Factories that once symbolized resilience and prosperity are shedding workers at a pace unseen since the last major downturn.

By Matthew A. McIntosh
Public Historian
Brewminate
Introduction: A New Chapter in an Old Story
For decades, the decline of manufacturing jobs in the United States seemed like a slow burn. Factories closed, automation spread, and global trade reshaped industries that had once defined American life. Yet since Donald Trump returned to office in January 2025, that gradual decline has taken on a sharper edge. Recent downturns in the broader economy have accelerated job losses, and many economists already describe the current moment as the early stage of a recession.
The symbolic weight of factory work has always carried political resonance. Trump built much of his earlier political appeal around promises to restore America’s industrial strength. The renewed fall of manufacturing jobs under his second presidency complicates that promise, raising questions about whether the U.S. can meaningfully rebuild its industrial base in the midst of economic instability.
Numbers That Tell the Story
Early 2025 brought a steady erosion of factory employment, with government labor reports showing monthly declines in manufacturing payrolls. The losses, while uneven across sectors, have been most visible in durable goods production, from automotive suppliers to steel and heavy machinery.
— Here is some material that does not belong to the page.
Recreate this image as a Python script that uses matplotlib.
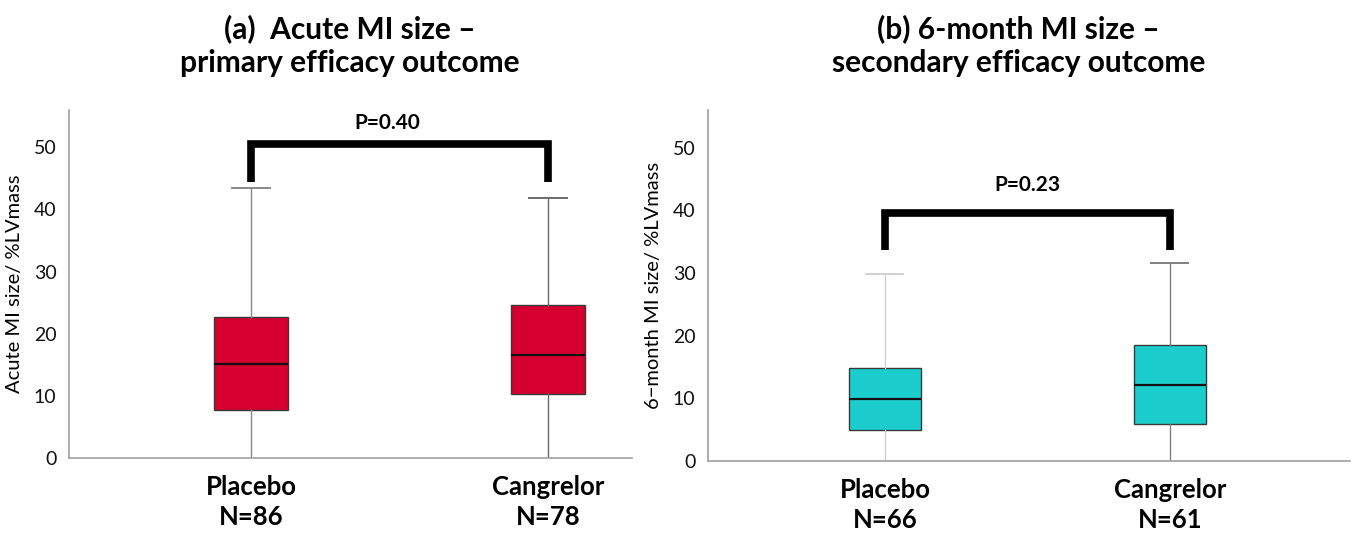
import matplotlib
matplotlib.use("Agg")
from matplotlib import pyplot as plt

plt.rcParams["font.family"] = ["Lato", "DejaVu Sans"]

# data
groups = ["Placebo", "Cangrelor"]

acute_n = [86, 78]
acute_q1 = [7.7, 10.3]
acute_med = [15.1, 16.6]
acute_q3 = [22.7, 24.6]
acute_lo = [0.0, 0.0]
acute_hi = [43.4, 41.8]
acute_p = "P=0.40"
acute_bracket = [44.4, 50.6]

six_n = [66, 61]
six_q1 = [5.0, 5.9]
six_med = [9.9, 12.1]
six_q3 = [14.9, 18.5]
six_lo = [0.0, 0.0]
six_hi = [29.9, 31.6]
six_p = "P=0.23"
six_bracket = [33.7, 39.6]

yticks = [0, 10, 20, 30, 40, 50]

RED = "#d5002f"
TEAL = "#1ccdcd"
SPINE = "#a0a0a0"


def make_stats(q1, med, q3, lo, hi):
    return [dict(q1=a, med=b, q3=c, whislo=d, whishi=e, fliers=[])
            for a, b, c, d, e in zip(q1, med, q3, lo, hi)]


def draw_panel(ax, stats, n, color, p, bracket, ylabel, whisk_cols, xlim, ptext_at):
    res = ax.bxp(stats, positions=[0, 1], widths=0.25, capwidths=0.13,
                 patch_artist=True, showfliers=False,
                 boxprops=dict(facecolor=color, edgecolor="#3a3a3a", linewidth=1.0),
                 medianprops=dict(color="#111111", linewidth=1.6),
                 whiskerprops=dict(color="#808080", linewidth=1.0),
                 capprops=dict(color="#909090", linewidth=1.4))
    for i, c in enumerate(whisk_cols):
        for w in res["whiskers"][2 * i:2 * i + 2]:
            w.set_color(c)
        res["caps"][2 * i + 1].set_color(c)
        res["caps"][2 * i].set_visible(False)   # lower cap sits on the axis

    lo, hi = bracket
    ax.plot([0, 0, 1, 1], [lo, hi, hi, lo], color="black", lw=5.5,
            solid_joinstyle="miter", solid_capstyle="butt", clip_on=False)
    ax.text(ptext_at[0], hi + ptext_at[1], p, ha="center", va="center",
            fontsize=15, fontweight="bold")

    ax.set_xlim(*xlim)
    ax.set_ylim(0, 56)
    ax.set_yticks(yticks)
    ax.set_yticklabels([str(t) for t in yticks], fontsize=14, color="#111111")
    ax.tick_params(axis="y", length=0, pad=9)
    ax.tick_params(axis="x", length=0, pad=12)
    ax.set_xticks([0, 1])
    ax.set_xticklabels([f"{g}\nN={k}" for g, k in zip(groups, n)],
                       fontsize=18.5, fontweight="bold", linespacing=1.3)
    ax.set_ylabel(ylabel, fontsize=14.5, labelpad=8)
    for s in ["top", "right"]:
        ax.spines[s].set_visible(False)
    for s in ["left", "bottom"]:
        ax.spines[s].set_color(SPINE)
        ax.spines[s].set_linewidth(1.2)


fig = plt.figure(figsize=(13.56, 5.38), dpi=100)
ax1 = fig.add_axes([0.0509, 0.1487, 0.4152, 0.6468])
ax2 = fig.add_axes([0.5221, 0.1431, 0.4735, 0.6524])

draw_panel(ax1, make_stats(acute_q1, acute_med, acute_q3, acute_lo, acute_hi),
           acute_n, RED, acute_p, acute_bracket, "Acute MI size/ %LVmass",
           ["#8a8a8a", "#6a6a6a"], (-0.613, 1.283), (0.46, 3.3))
draw_panel(ax2, make_stats(six_q1, six_med, six_q3, six_lo, six_hi),
           six_n, TEAL, six_p, six_bracket, "6\u2212month MI size/ %LVmass",
           ["#d0d0d0", "#808080"], (-0.621, 1.632), (0.50, 4.5))

fig.text(0.258, 0.916, "(a)  Acute MI size \u2013\nprimary efficacy outcome",
         ha="center", va="center", fontsize=21.5, fontweight="bold", linespacing=1.25)
fig.text(0.751, 0.916, "(b) 6-month MI size \u2013\nsecondary efficacy outcome",
         ha="center", va="center", fontsize=21.5, fontweight="bold", linespacing=1.25)

fig.savefig("out.png", dpi=100)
By midyear, tens of thousands of jobs had disappeared. Compared to modest gains in the early 2020s, the reversal was stark. Economists cite both cyclical pressures and structural weaknesses. Consumer demand slowed, global supply chains remained volatile, and businesses pulled back on investment amid uncertainty about interest rates and trade policy.
The result is an industry once seen as the backbone of middle-class stability now facing another sharp contraction.
Recessionary Winds and Worker Anxiety
Signs of a broader economic slowdown are everywhere. Rising unemployment, slowing GDP growth, and contracting consumer spending have converged to create conditions many describe as a recession already in motion. In manufacturing-heavy regions, the pain is immediate.
Communities in the Midwest report layoffs at auto plants and suppliers. Small towns reliant on a single factory see ripple effects spread quickly: local diners empty, tax revenues shrink, and families begin to cut back on expenses. The anxiety is not abstract but woven into daily choices about groceries, rent, and healthcare.
For workers who had hoped that Trump’s renewed emphasis on “America First” economic policy might revive local industry, the contrast is jarring. Campaign promises of a manufacturing renaissance have given way to the reality of pink slips and shuttered shop floors.
Global Shocks and Old Fault Lines
The domestic downturn does not exist in isolation. Global manufacturing itself has slowed, particularly in China and Europe, where recessions or near-recessions are constraining demand for U.S. exports. Trade tensions have resurfaced, adding friction to supply chains already strained by years of instability.
At home, automation and efficiency gains continue to reduce the need for large factory workforces. Even companies committed to reshoring or expanding U.S. production rely increasingly on robotics and AI-driven systems, which keep output steady while eliminating human jobs.
This combination of global contraction and technological change exposes old vulnerabilities. Once again, American manufacturing workers find themselves on the losing end of forces they cannot control.
Social and Political Fallout
The decline of manufacturing jobs has always been more than economic. It carries social consequences that reverberate through communities. Stable wages once tied to factory work supported schools, local governments, and small businesses. Their loss feeds cycles of instability, including declining homeownership rates and rising personal debt.
Politically, the narrative is fraught. Trump’s supporters often view him as the last defender of American industry, yet the renewed job losses under his presidency risk undermining that perception. Opponents, meanwhile, argue that his policies, from tariff brinkmanship to cuts in federal investment programs, have worsened the situation rather than improved it.
The tension highlights how manufacturing jobs remain a cultural touchstone, even as their actual share of the labor force continues to shrink.
Searching for Stability
As 2025 progresses, policymakers and business leaders confront familiar questions. Can industrial policy blunt the effects of a global slowdown? Will targeted investments in infrastructure, semiconductors, or clean energy generate enough high-wage factory jobs to make a meaningful difference?
For now, the answers remain uncertain. What is clear is that the United States has entered a new phase of its long struggle with industrial decline. The promises of revival ring hollow when measured against the lived experience of workers confronting layoffs, shrinking opportunities, and the unease of recession.
Conclusion: A Nation in the Balance
The story of American manufacturing is once again at a crossroads. Factories that once symbolized resilience and prosperity are shedding workers at a pace unseen since the last major downturn. The stakes are not just economic but cultural, cutting into the identity of communities that long defined themselves through industrial labor. The decline since January 2025 underscores the fragility of promises to “bring jobs back.” It also forces a reckoning with larger questions about what kind of economy the United States is building, and whether it can sustain the dignity and stability that factory work once guaranteed.